Die Piccolomini - Bibliothek
Hinter dem ersten Bogenfeld des linken Seitenschiffes befindet sich die Piccolomini-Bibliothek. Sie entstand ab 1492 auf Geheiß des Kardinals Francesco Piccolomini Todeschini, später Papst Pius III., der hier die Bücher seines Onkels mütterlicherseits, des Papstes Pius II., zusammentragen wollte. In der Marmorfront sehen wir kostbare Dekors Marrinas und darüber ein Fresko von Bernardino di Betto, genannt Pinturicchio (1454 - 1513), das die Krönung Pius' III. darstellt. Das Innere der Bibliothek - es handelt sich um einen einzigen rechteckigen Saal - fällt durch das viele Licht, durch die lebhaften, geschmackvollen Farben der Bemalung auf.

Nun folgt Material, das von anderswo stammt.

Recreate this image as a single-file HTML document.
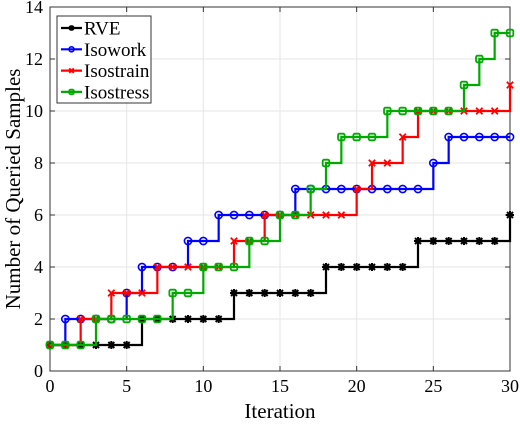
<!DOCTYPE html>
<html><head><meta charset="utf-8"><style>
body{margin:0;background:#fff;}
svg{display:block;font-family:"Liberation Serif",serif;}
</style></head><body>
<svg id="chart" width="520" height="424"></svg>
<script>
const iterations=[0,1,2,3,4,5,6,7,8,9,10,11,12,13,14,15,16,17,18,19,20,21,22,23,24,25,26,27,28,29,30];
const rveValues=[1,1,1,1,1,1,2,2,2,2,2,2,3,3,3,3,3,3,4,4,4,4,4,4,5,5,5,5,5,5,6];
const isoworkValues=[1,2,2,2,2,3,4,4,4,5,5,6,6,6,6,6,7,7,7,7,7,7,7,7,7,8,9,9,9,9,9];
const isostrainValues=[1,1,2,2,3,3,3,4,4,4,4,4,5,5,6,6,6,6,6,6,7,8,8,9,10,10,10,10,10,10,11];
const isostressValues=[1,1,1,2,2,2,2,2,3,3,4,4,4,5,5,6,6,7,8,9,9,9,10,10,10,10,10,11,12,13,13];
const xTicks=[0,5,10,15,20,25,30];
const yTicks=[0,2,4,6,8,10,12,14];
const seriesNames=["RVE","Isowork","Isostrain","Isostress"];
const L=50,R=510,T=7,B=371;
const xs=v=>L+(v-0)/30*(R-L);
const ys=v=>B-(v/14)*(B-T);
const svg=document.getElementById('chart');
const NS='http://www.w3.org/2000/svg';
function mk(tag,attrs,parent){const e=document.createElementNS(NS,tag);for(const k in attrs)e.setAttribute(k,attrs[k]);(parent||svg).appendChild(e);return e;}
xTicks.forEach(t=>{const g=mk('line',{x1:xs(t),x2:xs(t),y1:T,y2:B,stroke:'#e6e6e6','stroke-width':1});

});
yTicks.forEach(t=>{const g=mk('line',{x1:L,x2:R,y1:ys(t),y2:ys(t),stroke:'#e6e6e6','stroke-width':1});

});
xTicks.forEach(t=>{mk('line',{x1:xs(t),x2:xs(t),y1:B,y2:B-5,stroke:'#333'});mk('line',{x1:xs(t),x2:xs(t),y1:T,y2:T+5,stroke:'#333'});
const tx=mk('text',{x:xs(t),y:B+21,'text-anchor':'middle','font-size':18});tx.textContent=t;

});
yTicks.forEach(t=>{mk('line',{x1:L,x2:L+5,y1:ys(t),y2:ys(t),stroke:'#333'});mk('line',{x1:R,x2:R-5,y1:ys(t),y2:ys(t),stroke:'#333'});
const tx=mk('text',{x:L-7,y:ys(t)+6,'text-anchor':'end','font-size':18});tx.textContent=t;

});
const fr=mk('rect',{x:L,y:T,width:R-L,height:B-T,fill:'none',stroke:'#333','stroke-width':1});


const xl=mk('text',{x:(L+R)/2,y:418,'text-anchor':'middle','font-size':21});xl.textContent='Iteration';


const yl=mk('text',{x:0,y:0,'text-anchor':'middle','font-size':21,transform:`translate(20,${(T+B)/2}) rotate(-90)`});yl.textContent='Number of Queried Samples';


function marker(type,x,y,c,parent,k){
 k=k||1;
 if(type==='star'){const s=4*k;mk('path',{d:`M${x-s},${y}H${x+s}M${x},${y-s}V${y+s}M${x-s*.75},${y-s*.75}L${x+s*.75},${y+s*.75}M${x-s*.75},${y+s*.75}L${x+s*.75},${y-s*.75}`,stroke:c,'stroke-width':2},parent);}
 else if(type==='circle'){mk('circle',{cx:x,cy:y,r:3.6*k,fill:'none',stroke:c,'stroke-width':1.6},parent);}
 else if(type==='x'){const s=3.2*k;mk('path',{d:`M${x-s},${y-s}L${x+s},${y+s}M${x-s},${y+s}L${x+s},${y-s}`,stroke:c,'stroke-width':1.8},parent);}
 else {mk('rect',{x:x-3.3*k,y:y-3.3*k,width:6.6*k,height:6.6*k,rx:1.5,fill:'none',stroke:c,'stroke-width':1.8},parent);}
}
const series=[[rveValues,'#000','star','series-rve'],[isoworkValues,'#0000ff','circle','series-isowork'],[isostrainValues,'#ff0000','x','series-isostrain'],[isostressValues,'#00aa00','square','series-isostress']];
series.forEach(([vals,c,m,name])=>{
 const g=mk('g',{});
 
 
 let d=`M${xs(iterations[0])},${ys(vals[0])}`;
 for(let i=1;i<iterations.length;i++){d+=`H${xs(iterations[i])}V${ys(vals[i])}`;}
 mk('path',{d,fill:'none',stroke:c,'stroke-width':2.2},g);
 iterations.forEach((it,i)=>marker(m,xs(it),ys(vals[i]),c,g));
});
const lg=mk('g',{});


mk('rect',{x:57,y:16,width:94,height:87,fill:'#fff',stroke:'#333','stroke-width':1},lg);
series.forEach(([v,c,m],i)=>{const y=28+i*21.3;
 const e=mk('g',{},lg);
 
 
 mk('line',{x1:61,x2:82,y1:y,y2:y,stroke:c,'stroke-width':2.2},e);marker(m,71.5,y,c,e,0.7);
 const t=mk('text',{x:84,y:y+6.5,'font-size':19},e);t.textContent=seriesNames[i];});
</script>
</body></html>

In der Mitte befindet sich auf einer Renaissance-Konsole die
Gruppe der «Drei Grazien», eine aus dem 4. Jahrhundert stammende Nachbildung des
griechischen Originals aus hellenischer Zeit: die Skulptur ist ein Geschenk von
Kardinal Piccolomini für die Bücherei. Längs der Wände prangen zwischen
Pendentive und Lisenen die Fresken Pinturicchios, zwischen 1505 und 1508
ausgeführt. Sie schildern Episoden aus dem Leben von Enea Silvio Piccolomini,
der, 1405 in Corsignano (Pienza) geboren, Erzbischof von Siena und später Papst
wurde (1458 - 1464). Er war ein großer Humanist, Diplomat und Kirchenfürst. Gewiss
scheint in diesem letzten Werk die flotte Manier, die Mitteilsamkeit des
Meisters aus Umbrien irgendwie müde geworden zu sein im Vergleich zu der Frische
und Geistigkeit der Fresken in der Baglioni-Kapelle in Spello oder in den
Gemächern der Borgia im Vatikan. Ader dennoch verblüffen diese Schilderungen ob
ihrer gleitenden Farben, ob der Schlichtheit und Lebendigkeit der Schilderung,
in der es keine dramatischen Höhepunkte gibt, ob der Fertigkeit in der
Darstellung, die Pinturicchio eigen war.